The list includes a slew of pop culture references birthed from an age of increased social media and technology usage.
Words like social networking, tweep, selfie, catfish, hashtag, unfriend, crowdfunding, big data, fangirl and gamification speak to social media's impact on the spoken word, MW's Editor-At-Large Peter Sokolowski said.
"So many of these new words show the impact of online connectivity to our lives and livelihoods," Sokolowski said.
Although many southerners will say that catfish has been a part of their vocabularies and diets for years, Merriam-Webster is now adding a secondary entry. "Catfish" can now also be defined as "a person who sets up a false personal profile on a social networking site for fraudulent or deceptive purposes."

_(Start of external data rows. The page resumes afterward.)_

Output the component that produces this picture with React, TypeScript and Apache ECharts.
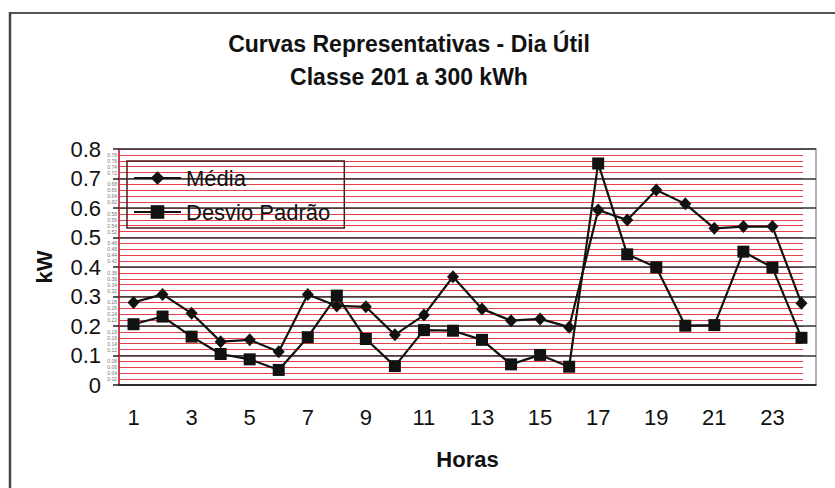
import React, { useEffect, useRef } from "react";
import * as echarts from "echarts";

const hours = ["1","2","3","4","5","6","7","8","9","10","11","12","13","14","15","16","17","18","19","20","21","22","23","24"];
const media = [0.28,0.307,0.243,0.147,0.153,0.113,0.307,0.268,0.265,0.17,0.237,0.367,0.258,0.218,0.224,0.196,0.593,0.559,0.661,0.614,0.531,0.537,0.537,0.277];
const desvio = [0.206,0.232,0.164,0.105,0.087,0.051,0.162,0.303,0.156,0.064,0.186,0.184,0.153,0.07,0.102,0.062,0.751,0.443,0.399,0.201,0.203,0.452,0.398,0.16];
const titleLines = ["Curvas Representativas - Dia Útil", "Classe 201 a 300 kWh"];

const FONT = "'Liberation Sans', Arial, sans-serif";

export default function App() {
  const ref = useRef<HTMLDivElement>(null);
  useEffect(() => {
    const chart = echarts.init(ref.current!, null, { renderer: "svg" });
    chart.setOption({
      animation: false,
      backgroundColor: "#fff",
      textStyle: { fontFamily: FONT },
      title: {
        text: titleLines.join("\n"),
        left: 404,
        textAlign: "center",
        top: 22,
        textStyle: { fontFamily: FONT, fontSize: 23, fontWeight: "bold", color: "#111", lineHeight: 33 },
      },
      graphic: [
        { type: "line", shape: { x1: 9, y1: 13, x2: 835, y2: 13 }, style: { stroke: "#555", lineWidth: 2 } },
        { type: "line", shape: { x1: 10, y1: 12, x2: 10, y2: 488 }, style: { stroke: "#444", lineWidth: 2.5 } },
      ],
      legend: {
        orient: "vertical",
        left: 127,
        top: 161,
        padding: [6, 14, 5, 6],
        itemGap: 12,
        itemWidth: 47,
        itemHeight: 17,
        borderColor: "#4a1a1a",
        borderWidth: 1.5,
        backgroundColor: "transparent",
        textStyle: { fontFamily: FONT, fontSize: 22, color: "#111" },
        data: ["Média", "Desvio Padrão"],
      },
      grid: [
        { left: 119, right: 19, top: 149, bottom: 103, show: true, borderColor: "#999", borderWidth: 1.5 },
        { left: 119, right: 32, top: 149, bottom: 103 },
      ],
      xAxis: [
        {
          type: "category",
          data: hours,
          gridIndex: 0,
          boundaryGap: true,
          name: "Horas",
          nameLocation: "middle",
          nameGap: 63,
          nameTextStyle: { fontFamily: FONT, fontSize: 22, fontWeight: "bold", color: "#111", verticalAlign: "top" },
          axisLine: { lineStyle: { color: "#222", width: 1.5 } },
          axisTick: { alignWithLabel: false, length: 6, lineStyle: { color: "#222", width: 1.5 } },
          axisLabel: { interval: 1, margin: 21, fontSize: 22, color: "#111", fontFamily: FONT },
          splitLine: { show: false },
          z: 3,
        },
        { type: "category", data: hours, gridIndex: 1, show: false },
      ],
      yAxis: [
        {
          type: "value",
          gridIndex: 0,
          min: 0,
          max: 0.8,
          interval: 0.1,
          name: "kW",
          nameLocation: "middle",
          nameGap: 64,
          nameTextStyle: { fontFamily: FONT, fontSize: 22, fontWeight: "bold", color: "#111" },
          axisLine: { show: true, lineStyle: { color: "#cc2233", width: 1.5 } },
          axisTick: { show: true, length: 6, lineStyle: { color: "#222", width: 1.5 } },
          axisLabel: { fontSize: 22, color: "#111", margin: 18, fontFamily: FONT },
          splitLine: { show: true, lineStyle: { color: "#333", width: 1.5 } },
          z: 1,
        },
        {
          type: "value",
          gridIndex: 1,
          min: 0,
          max: 0.8,
          interval: 0.02,
          axisLine: { show: false },
          axisTick: { show: false },
          axisLabel: {
            fontSize: 5,
            color: "#777",
            margin: 2,
            formatter: (v: number) => (Math.round(v * 100) % 10 === 0 ? "" : v.toFixed(2)),
          },
          splitLine: { show: true, lineStyle: { color: "#e5404a", width: 1 } },
          z: 0,
        },
      ],
      series: [
        {
          name: "Média",
          type: "line",
          xAxisIndex: 0,
          yAxisIndex: 0,
          data: media,
          symbol: "diamond",
          symbolSize: [12, 13],
          lineStyle: { color: "#111", width: 2.2 },
          itemStyle: { color: "#111" },
          z: 4,
        },
        {
          name: "Desvio Padrão",
          type: "line",
          xAxisIndex: 0,
          yAxisIndex: 0,
          data: desvio,
          symbol: "rect",
          symbolSize: 12,
          lineStyle: { color: "#111", width: 2.2 },
          itemStyle: { color: "#111" },
          z: 4,
        },
      ],
    });
    return () => chart.dispose();
  }, []);
  return <div ref={ref} style={{ position: "fixed", left: 0, top: 0, width: 835, height: 488 }} />;
}
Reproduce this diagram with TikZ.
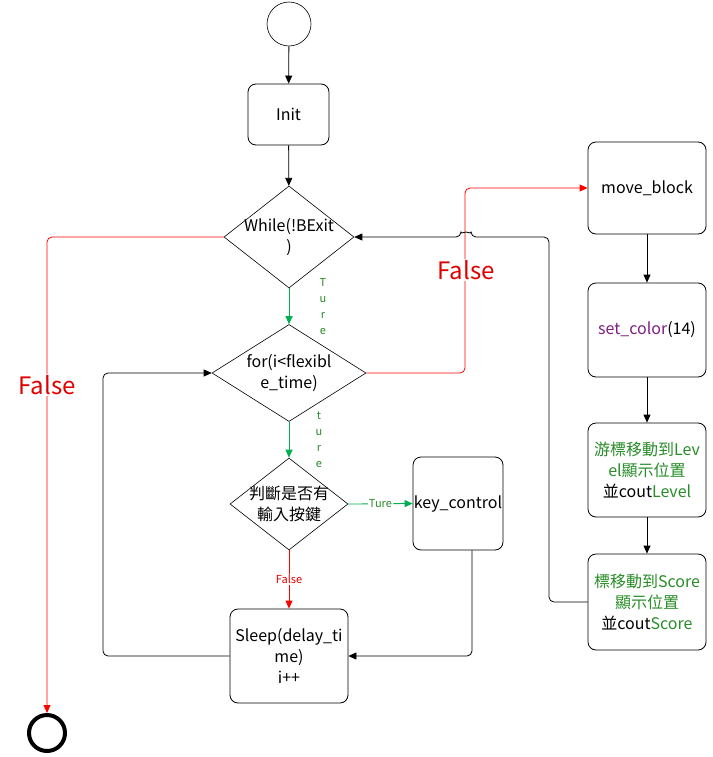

Catfish has been made popular in recent years thanks to a documentary and subsequent MTV reality TV show of the same name, starring Nev Schulman. It was also a pop culture buzzword during the Manti Te'o scandal in 2013.
"Never in a thousand years could we have imagined what a phenomenon Catfish would become," Schulman said in a statement. "Seeing this new definition in Merriam-Webster's dictionary is not only an honor for us, it is a reflection of how our experience in the film has now become a universal one, shared by people all over the world."
Also making the list are a number of culinary terms: pho, turducken and poutine. Another new word to many is freegan, defined as "an activist who scavenges for free food [as in waste receptacles at stores and restaurants] as a means of reducing consumption of resources."
An American regional description is also a part of the list - Yooper - which describes a person who lives in the Upper Peninsula of Michigan.
The newest editions might make slang terms a bit more normal, but fuels a 2013 report that many adult vocabularies are shrinking, due in large part to information-seeking on tablets and smartphones.
Merriam-Webster's word of the year in 2013 was "science."